The tracks on the album are all connected with Attar's book: one tells of the tender love between Layla and Majnun, emblematic figures recalling archetypal lovers in Oriental literature; some tunes evoke the figure of the Hoopoe and of the Phoenix, key birds in mystic symbolism, while others capture the essence of flight, the main metaphor throughout both the book and the album, with ethereal tracks such as La Falena e la Candela (The Moth and the Candle) and yet another, Cento Mondi (A Hundred Worlds), recalls a space voyage.
The music makes up a sort of oriental suite in which emotions inherent in the literary work generate a fable-like atmosphere with moments of meditative and rarefied consciousness. The lyrics are written in the diverse languages typical of Radiodervish's approach, the three main ones being Arabic, English and Italian.

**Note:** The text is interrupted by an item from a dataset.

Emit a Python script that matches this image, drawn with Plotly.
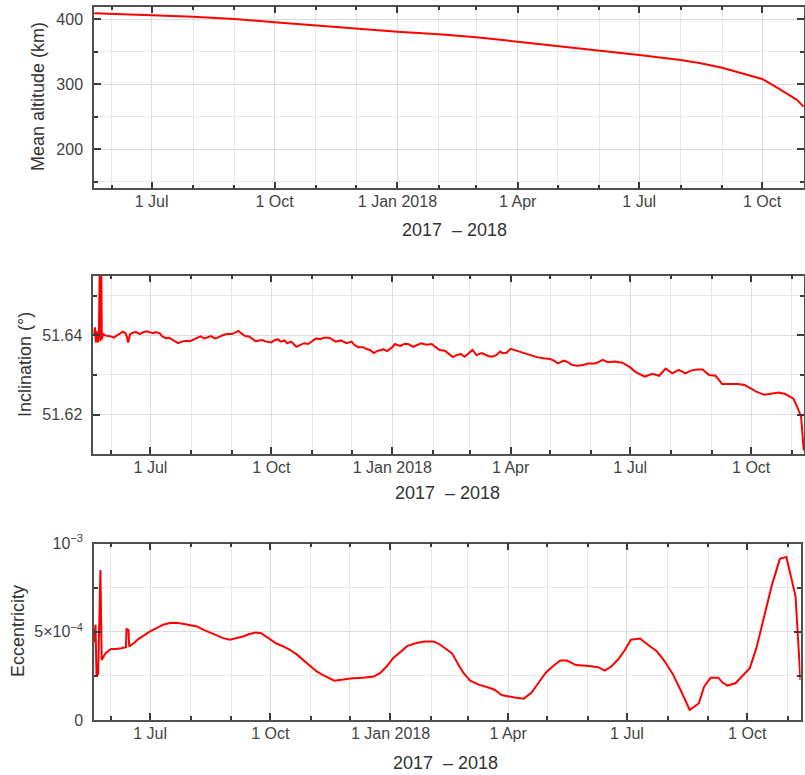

In Search of SIMURGH was released in the shops on 15th April, with five thousand copies being sold in the first month. The album was presented to the public on a hugely popular showcase tour of the biggest bookshops in the Feltrinelli Libri e Musica chain, from Rome to Milan, and from Naples to Bari.
In search of SIMURGH will become a live stage act from the 8th June 2004 when Radiodervish will be opening the "Mediterraneo" Festival at the Parco della Musica Auditorium in Rome, the first date on the group's tour. The Conference of the Birds
Farid ad-din Attar is one of the most famous Persian mystical poets after Rumi, and is known as one of the great masters of Sufism. He lived in the 12th century, and from what we know of him, had a profound knowledge of music, astronomy, medicine as well as the philosophical theories of the time. Around a hundred works have been attributed to him, one of the most famous being The Conference of the Birds.
This is the story of a long journey undertaken by a flock of birds in search of their King, Simurgh, a transparent symbol of divinity. The birds finally reach their goal after travelling through seven valleys: Love, Knowledge, Detachment, Unification, Bewilderment, Privation and Annihilation.
Simurgh, which means "thirty birds" (the number of birds who survived the journey out of the hundred thousand who started off), manifests himself as a mirror for the chosen few who manage to see him: at the end of the work, the metaphor of the journey resolves itself in the discovery that the birds and their King are one and the same being.
The book is clearly a metaphor of the mystic journey, Man's spiritual ascent, and the challenges which need to be overcome to reach the Beyond, to connect with it and to find oneself in its image.
The book is full of anecdotes, stories, and fairy tales, all expressed in a rich refined style that combines elegant poetry and a profound mystic and philosophical knowledge which can only be compared in western literature with Dante's Divine Comedy.
Attar paints a fresco of the diversity that humankind has to offer - kings and princesses, silver-chested youths and damsels with moon-shaped faces, archangels who talk to people and love-struck errant sufis, characters drawn both from Biblical sources and from the Qu'ran.